Do you ever struggle with mom guilt? Ever feel like you’re struggling to build a business and be a mom at the same time? How do we know if we are making the right choices? When we are with our kids we feel like there are a million things we are neglecting in our business, and when we are building business we feel like we could be giving our kids more attention. Trying to find that balance with being a mom and building a business can feel challenging and impossible at times. The good news is it doesn’t have to be so complicated. Today we will share how to eliminate the mom guilt so you can worry less and focus on what really matters.
How To Eliminate The Mom Guilt
1. Accept the Trade Offs
When you first joined your business, there was a reason you joined, not the cliché “Find your why”but a real reason. For most people initially it is to have extra income, more time with your family, to work from home, etc.Go back to that why. What is it that made your business appealing to you? Knowing this will make all the difference.
When you are building a business, and taking on motherhood there is going to be compromises, sacrifices and tradeoffs. This is why a crystal-clear vision is a must. If you have clarity and vision as to why you are doing what you do it’s easier not feel so guilty. The guilt usually creeps in when we aren’t sure why we are making the sacrifices and putting in the work.

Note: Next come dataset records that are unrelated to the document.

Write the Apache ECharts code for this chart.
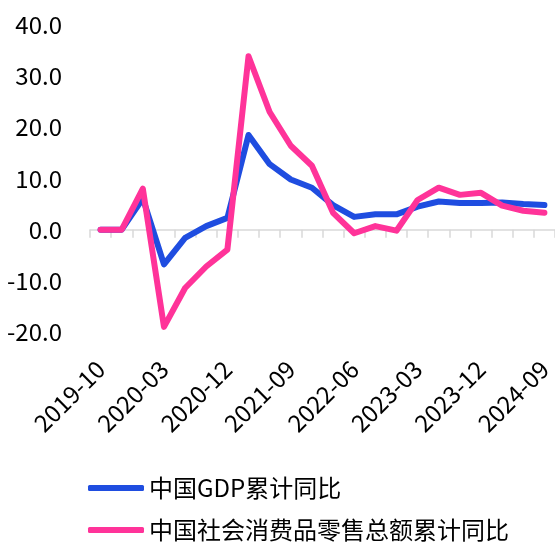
<!DOCTYPE html>
<html>
<head>
<meta charset="utf-8">
<script src="https://cdn.jsdelivr.net/npm/echarts@6/dist/echarts.min.js"></script>
<style>
  html, body { margin: 0; padding: 0; background: #fff; }
  #main { width: 555px; height: 542px; }
</style>
</head>
<body>
<div id="main"></div>
<script>
// 数据
const categories = ['2019-10', '2019-11', '2019-12', '2020-03', '2020-06', '2020-09', '2020-12',
  '2021-03', '2021-06', '2021-09', '2021-12', '2022-03', '2022-06', '2022-09', '2022-12',
  '2023-03', '2023-06', '2023-09', '2023-12', '2024-03', '2024-06', '2024-09'];
const gdpValues = [0, 0, 6.1, -6.8, -1.6, 0.7, 2.3, 18.5, 12.8, 9.8, 8.2, 4.8, 2.5, 3.0, 3.0,
  4.5, 5.5, 5.2, 5.2, 5.3, 5.0, 4.8];
const retailValues = [0, 0, 8.0, -19.0, -11.4, -7.2, -3.9, 33.9, 23.0, 16.4, 12.5, 3.3, -0.7, 0.7, -0.2,
  5.8, 8.2, 6.8, 7.2, 4.7, 3.7, 3.3];
const seriesNames = ['中国GDP累计同比', '中国社会消费品零售总额累计同比'];

const font = 'Noto Sans CJK SC';
const fs = 24;
const myChart = echarts.init(document.getElementById('main'));
const option = {
  animation: false,
  textStyle: { fontFamily: font },
  grid: { left: 90, right: -1, top: 25, bottom: 210 },
  legend: {
    orient: 'vertical',
    left: 83,
    top: 471,
    height: 120,
    itemWidth: 56,
    itemHeight: 6,
    itemGap: 18,
    icon: 'roundRect',
    textStyle: { fontSize: fs, color: '#000', fontFamily: font },
    data: seriesNames
  },
  xAxis: [
    {
      type: 'category',
      data: categories,
      boundaryGap: true,
      axisLine: { onZero: true, lineStyle: { color: '#d9d9d9', width: 1.5 } },
      axisTick: { show: true, interval: 0, length: 8, lineStyle: { color: '#d9d9d9', width: 1.5 } },
      axisLabel: { show: false },
      splitLine: { show: false }
    },
    {
      type: 'category',
      data: categories,
      position: 'bottom',
      boundaryGap: true,
      axisLine: { show: false, onZero: false },
      axisTick: { show: false },
      axisLabel: { interval: 2, rotate: 45, fontSize: fs, color: '#000', margin: 33, fontFamily: font },
      splitLine: { show: false }
    }
  ],
  yAxis: {
    type: 'value',
    min: -20,
    max: 40,
    interval: 10,
    axisLine: { show: false },
    axisTick: { show: false },
    splitLine: { show: false },
    axisLabel: {
      fontSize: fs,
      color: '#000',
      margin: 28,
      fontFamily: font,
      formatter: v => v.toFixed(1)
    }
  },
  series: [
    {
      name: seriesNames[0],
      type: 'line',
      data: gdpValues,
      symbol: 'none',
      itemStyle: { color: '#1f4de0' },
      lineStyle: { width: 6, color: '#1f4de0', cap: 'round', join: 'round' }
    },
    {
      name: seriesNames[1],
      type: 'line',
      data: retailValues,
      symbol: 'none',
      itemStyle: { color: '#ff3399' },
      lineStyle: { width: 6, color: '#ff3399', cap: 'round', join: 'round' }
    }
  ]
};
myChart.setOption(option);
</script>
</body>
</html>
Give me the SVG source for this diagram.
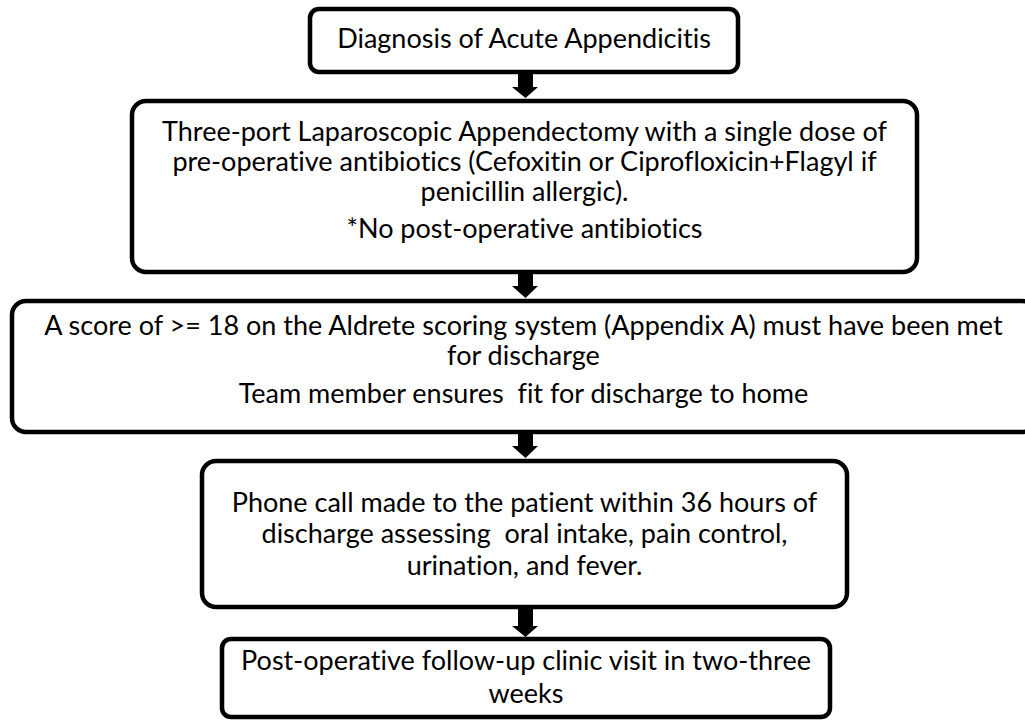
<svg xmlns="http://www.w3.org/2000/svg" width="1025" height="720" viewBox="0 0 1025 720">
<style>
.box{fill:#fff;stroke:#000;stroke-width:4.5}
.t{font-family:Lato,"Liberation Sans",Arial,sans-serif;font-size:27px;fill:#000;text-anchor:middle;white-space:pre;font-variant-ligatures:none;font-feature-settings:"liga" 0,"clig" 0,"dlig" 0}
.arr{fill:#000}
</style>
<rect width="1025" height="720" fill="#fff"/>
<g id="connectors">
<path class="arr" d="M518,74 H533 V87 H538 L525.5,98 L512,87 H518 Z"/>
<path class="arr" d="M518,274 H533 V286 H538 L525.5,298 L512,286 H518 Z"/>
<path class="arr" d="M518,434 H533 V446 H538 L525.5,458 L512,446 H518 Z"/>
<path class="arr" d="M518,609 H533 V626 H538 L525.5,637 L512,626 H518 Z"/>
</g>
<g id="n1">
<rect class="box" x="310" y="9" width="428" height="63" rx="9"/>
<text class="t" x="524" y="48">Diagnosis of Acute Appendicitis</text>
</g>
<g id="n2">
<rect class="box" x="132" y="101" width="785" height="171" rx="14"/>
<text class="t" x="524.5" y="140.5">Three-port Laparoscopic Appendectomy with a single dose of</text>
<text class="t" x="524.5" y="170.5">pre-operative antibiotics (Cefoxitin or Ciprofloxicin+Flagyl if</text>
<text class="t" x="524.5" y="200.5">penicillin allergic).</text>
<text class="t" x="524.5" y="238">*No post-operative antibiotics</text>
</g>
<g id="n3">
<rect class="box" x="12" y="301" width="1024" height="131" rx="14"/>
<text class="t" x="523.5" y="335">A score of &gt;= 18 on the Aldrete scoring system (Appendix A) must have been met</text>
<text class="t" x="523.5" y="365">for discharge</text>
<text class="t" x="523.5" y="403">Team member ensures  fit for discharge to home</text>
</g>
<g id="n4">
<rect class="box" x="202" y="461" width="645" height="146" rx="14"/>
<text class="t" x="524.5" y="512">Phone call made to the patient within 36 hours of</text>
<text class="t" x="524.5" y="543">discharge assessing  oral intake, pain control,</text>
<text class="t" x="524.5" y="575">urination, and fever.</text>
</g>
<g id="n5">
<rect class="box" x="222" y="639" width="608" height="78" rx="9"/>
<text class="t" x="526" y="670">Post-operative follow-up clinic visit in two-three</text>
<text class="t" x="526" y="703">weeks</text>
</g>
</svg>
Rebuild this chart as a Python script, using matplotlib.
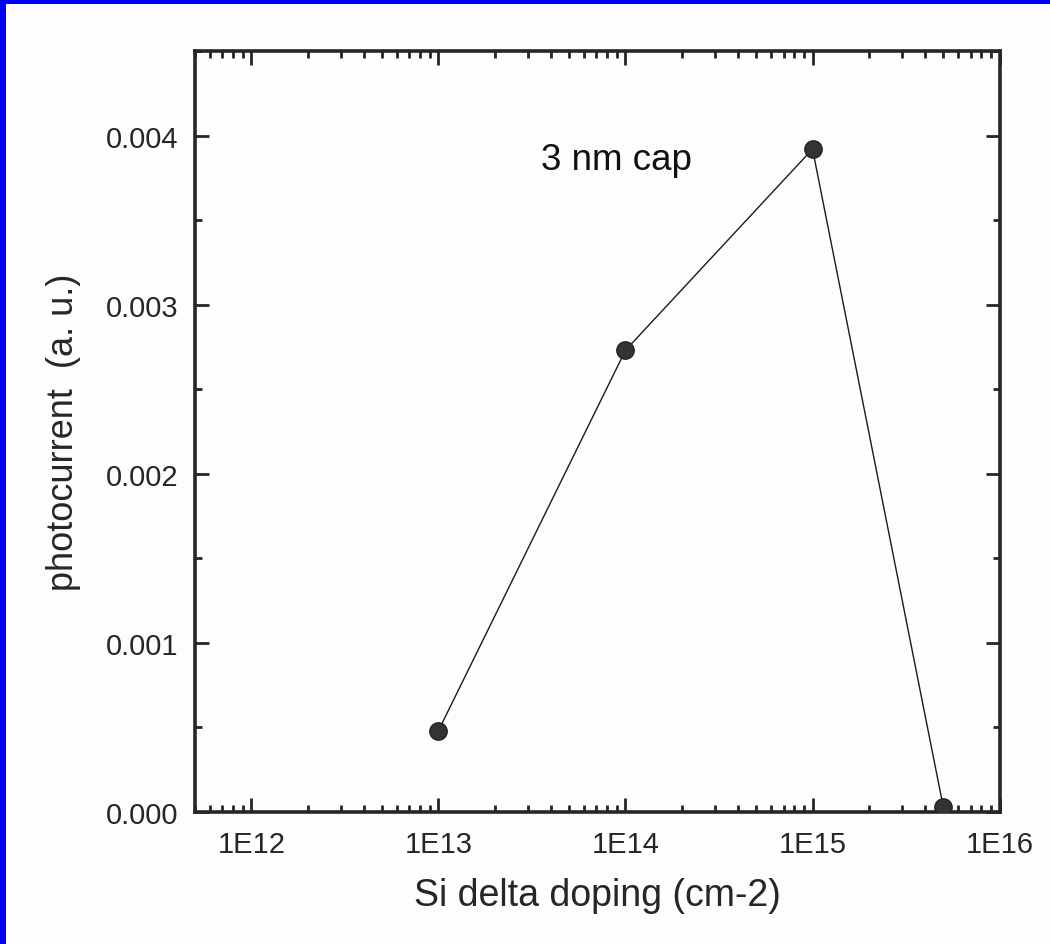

It’s hard to get results in anything you are not committed to. It is important to have clarity on why you’re doing the things you do each day and understand that there will be tradeoffs.
Helpful exercise: Make a list of tradeoffs that are important and anytime you question yourself, read your list.
2. Don’t Dilute your Presence with Distraction
We can be with our children 24/7 and not actually be with our children. It’s easy to be distracted by the phone or laptop, these distractions tend to happen when we are trying to do to much at once. Don’t dilute your presence anymore. This starts by seperating the two, and scheduling designated work hours and quality time with your children.
Enroll your children in your schedule this way they are aware that mommy has her work time and after she’s done its their time. This would be the same way it would be if you had to be at a job each day, except for much longer hours. Remember when it’s time to be with the family “it’s their time” this means no phone or laptop. Doing these tiny things have made a difference in my business and how I personally feel as a mother. When you implement this type of strategy you eliminate the guilt because you know you are giving your kids quality time, and thats really what matters most.
3. Get clear that no mom has it all together
There is no mom out there that has it all together. Thats right, there is no such thing as the perfect mom. Sometimes we can get caught up on what we see on social media and unfortunately its a trend in our society for moms to try to one up one another. Don’t play this game, play the game of empowering other women.
In my opinion the number one thing that causes mom guilt is that we are all way too busy trying to compete and be the “perfect mom”. This causes us to start comparing ourselves and we began to think that we’re not doing enough. You are enough, your best is enough. Those little eyes that look up at you, they think you are perfect. They think you are more than enough. You are amazing.